Awesome. Itulah kalimat pertama yang terpikir ketika menyaksikan film ini. Saya bukan pembaca novelnya, sehingga setiap adegan dalam film ini menjadi kejutan bagi saya. Kisahnya yang sarat makna berhasil disampaikan oleh Ang Lee dengan amat sangat baik tanpa menggurui sehingga rasanya 127 menit adalah waktu yang sebentar. Perjalanan Pi dengan Richard Parker menjadi sebuah unforgettable spiritual journey bagi saya. Selipan-selipan humor juga terasa memperkaya rasa film ini (bagaimana harimau Benggala itu dinamai Richard Parker). Ditambah music score dari Mychael Danna yang memberikan ketenangan. Tapi di atas itu semua adalah penampilan visualnya yang luar biasa cantik. Setengah kekaguman saya didasarkan atas visualnya yang sangat memanjakan mata. Mulai dari ombak yang luar biasa ganas hingga air laut yang tenang berhasil divisualisasikan dengan sangat baik. Format 3D-nya tidak terbuang sia-sia, karena tanpa diduga 3D-nya mampu membantu meresapi kisahnya sendiri, bukan sekedar tempelan untuk mengeruk keuntungan semata. Begitu pula dengan tampilan Richard Parker yang full CGI tapi terasa sangat halus, bahkan nampak seperti harimau asli dalam setiap gesture tubuhnya. Kredit khusus patut diberikan kepada departemen visual yang bekerja luar biasa sehingga bisa menghasilkan penampilan visual ini.

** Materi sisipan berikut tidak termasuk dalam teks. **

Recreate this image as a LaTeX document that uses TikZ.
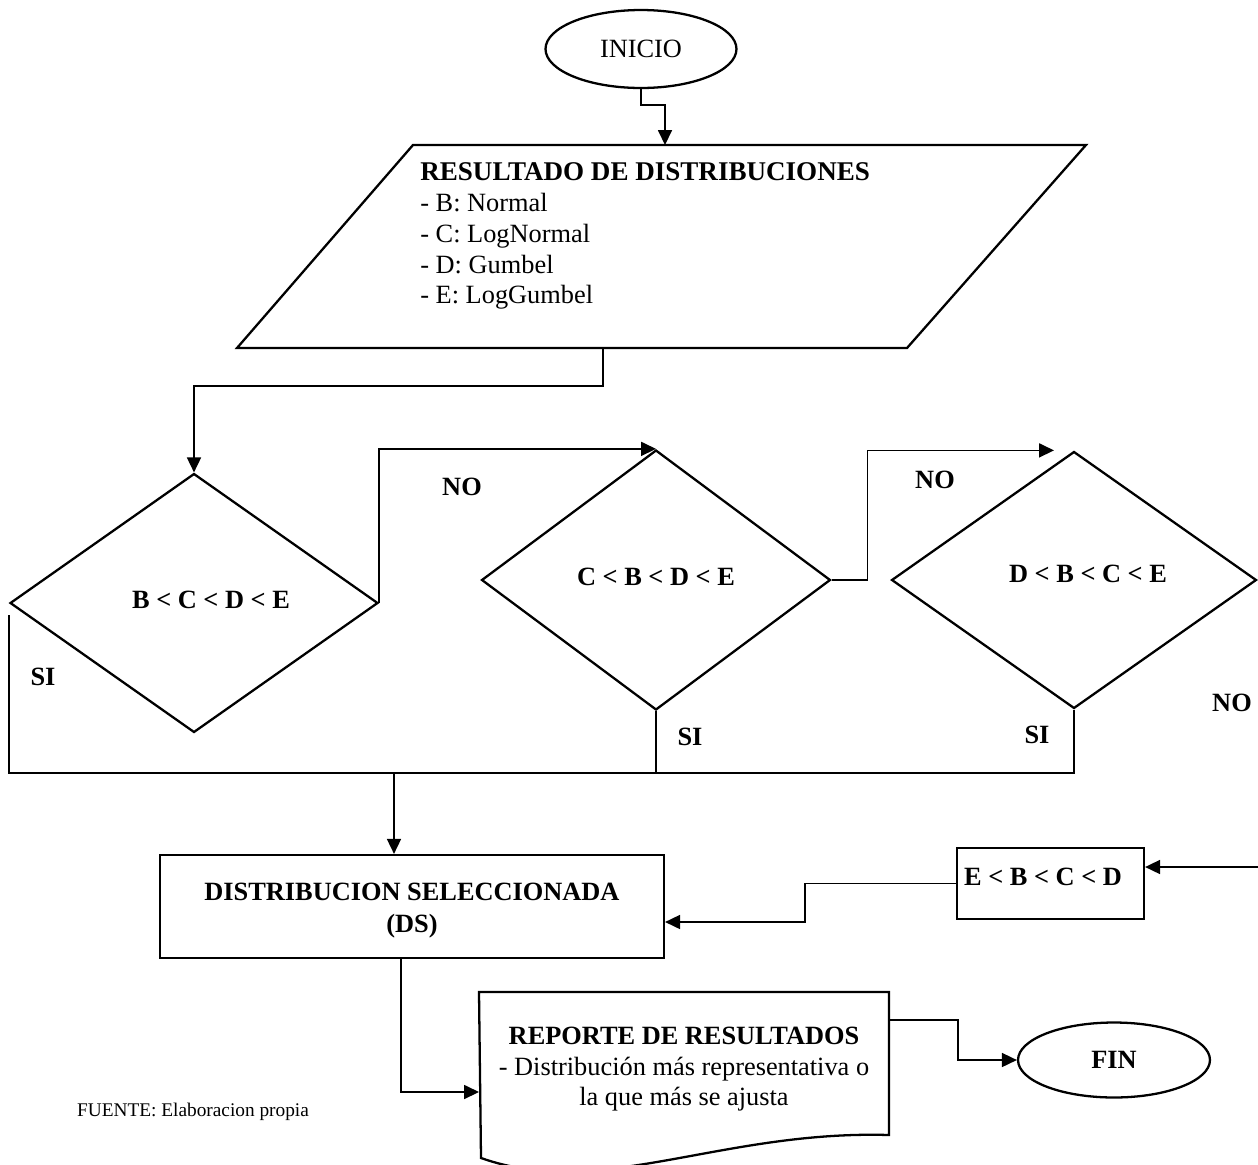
\documentclass[tikz,border=0pt]{standalone}
\usepackage{fontspec}
\setmainfont{Liberation Serif}
\usetikzlibrary{shapes.geometric,arrows.meta,calc}
\begin{document}
\begin{tikzpicture}[x=0.02cm,y=-0.02cm,
  shape line/.style={line width=1.3pt},
  conn/.style={line width=0.8pt},
  arr/.style={conn,-{Triangle[length=8.5pt,width=8pt]}},
  txt/.style={font=\fontsize{15}{17.6}\selectfont, inner sep=0pt},
  btxt/.style={font=\fontsize{15}{17.6}\selectfont\bfseries, inner sep=0pt},
  term/.style={ellipse, draw, shape line, inner sep=0pt},
  decision/.style={diamond, draw, shape line, inner sep=0pt},
  procbox/.style={rectangle, draw, shape line, inner sep=0pt},
]
\useasboundingbox (0,0) rectangle (1258,1164);

% terminals
\node[term, txt, minimum width=3.82cm, minimum height=1.56cm] (inicio) at (641,49) {INICIO};
\node[term, btxt, minimum width=3.84cm, minimum height=1.5cm] (fin) at (1114,1060) {FIN};

% data input (parallelogram)
\draw[shape line] (413,145) -- (1086,145) -- (907,348) -- (237,348) -- cycle;
\coordinate (parTop) at (665,145);
\coordinate (parBot) at (603,348);
\node[txt, anchor=north west, align=left] (data) at (420,162)
  {\textbf{\fontsize{15.4}{17.6}\selectfont RESULTADO DE DISTRIBUCIONES}\\- B: Normal\\- C: LogNormal\\- D: Gumbel\\- E: LogGumbel};

% decisions
\node[decision, minimum width=7.36cm, minimum height=5.18cm] (d1) at (194,603) {};
\node[btxt] (d1t) at (211,600) {B < C < D < E};
\node[decision, minimum width=6.98cm, minimum height=5.2cm] (d2) at (656,580) {};
\node[btxt] (d2t) at (656,577) {C < B < D < E};
\node[decision, minimum width=7.3cm, minimum height=5.14cm] (d3) at (1074,580) {};
\node[btxt] (d3t) at (1088,574) {D < B < C < E};

% process boxes
\node[procbox, minimum width=10.08cm, minimum height=2.06cm] (ds) at (412,906.5) {};
\node[btxt, align=center, font=\fontsize{15}{18.2}\selectfont\bfseries] (dst) at (412,911)
  {DISTRIBUCION SELECCIONADA\\(DS)};
\node[procbox, minimum width=3.74cm, minimum height=1.42cm] (ebox) at (1050.5,883.5) {};
\node[btxt] (ebt) at (1043,877) {E < B < C < D};

% report (document shape)
\draw[shape line] (479,992) -- (889,992) -- (889,1135)
  .. controls (720,1130) and (600,1200) .. (481,1158) -- cycle;
\coordinate (docIn) at (479,1092);
\coordinate (docOut) at (889,1020);
\node[txt, align=center, anchor=north, font=\fontsize{15}{17.2}\selectfont] (rep) at (684,1027)
  {\textbf{REPORTE DE RESULTADOS}\\- Distribución más representativa o\\la que más se ajusta};

% branch labels
\node[btxt] (no1) at (462,487) {NO};
\node[btxt] (no2) at (935,480) {NO};
\node[btxt] (no3) at (1232,703) {NO};
\node[btxt] (si1) at (43,677) {SI};
\node[btxt] (si2) at (690,737) {SI};
\node[btxt] (si3) at (1037,735) {SI};

\node[inner sep=0pt, font=\fontsize{11}{13}\selectfont] (src) at (193,1112) {FUENTE: Elaboracion propia};

% connectors
\draw[arr] (inicio.south) -- ++(0,16) -| (parTop);
\draw[arr] (parBot) -- ++(0,38) -| (d1.north);
\draw[arr] (d1.east) |- (d2.north);
\draw[arr] (d2.east) -- ++(36,0) |- ($(d3.north)+(-20,0)$);

\coordinate (join) at (394,773);
\draw[conn] ($(d1.west)+(0,12)$) |- (join);
\draw[conn] (d3.south) |- (join);
\draw[conn] (d2.south) -- (d2.south |- join);
\draw[arr] (join) -- (join |- ds.north);

\coordinate (edgeR) at (1258,867);
\draw[arr] (edgeR) -- (edgeR -| ebox.east);
\draw[arr] (ebox.west) -- ++(-151,0) |- ($(ds.east)+(0,15.5)$);

\draw[arr] ($(ds.south)+(-11,0)$) |- (docIn);
\draw[arr] (docOut) -- ++(69,0) |- (fin.west);
\end{tikzpicture}
\end{document}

Dari segi akting, secara mengejutkan pendatang baru Suraj Sharma memberikan performa maksimalnya sebagai Pi. Penampilannya sebagai Pi yang terjebak dengan Richard Parker terasa sangat nyata (padahal Richard Parker hanya CGI) mulai dari ekspresi ketakutan hingga ekspresi kagum, semua berhasil dikuasainya sehingga rasanya kita benar-benar sedang menyaksikan Pi, bukan Suraj Sharma. Irfan Khan dan Rafe Spall yang walapun tidak memperoleh banyak scenes, namun mampu memberikan performa yang baik. Pemilihan Ang Lee terhadap actor yang tidak dikenal (Suraj Sharma sebagai Pi) hingga penggantian Tobey Maguire dengan Rafe Spall (karena Ang Lee menganggap Tobey Maguire terlalu terkenal) bagi saya merupakan keputusan yang luar biasa tepat, karena maksud dari cerita tersebut jadi tersampaikan ke penonton.


Di atas itu semua, Life of Pi adalah sebuah pengalaman sinematografis yang tidak terlupakan. Cerita, akting, sinematografi bahkan musiknya, semua berpadu saling melengkapi, sehingga menghasilkan sebuah film yang luar biasa. Ang Lee mampu membuktikan bahwa bisa memfilmkan novel yang menurut sebagian besar orang mustahil. Filmnya mampu memberikan renungan tersendiri bagi penonton tanpai harus memberi nasihat secara gamblang. Hasilnya merupakan salahsatu film terbaik di tahun 2012. I definitely agree if this movie win big at Oscar.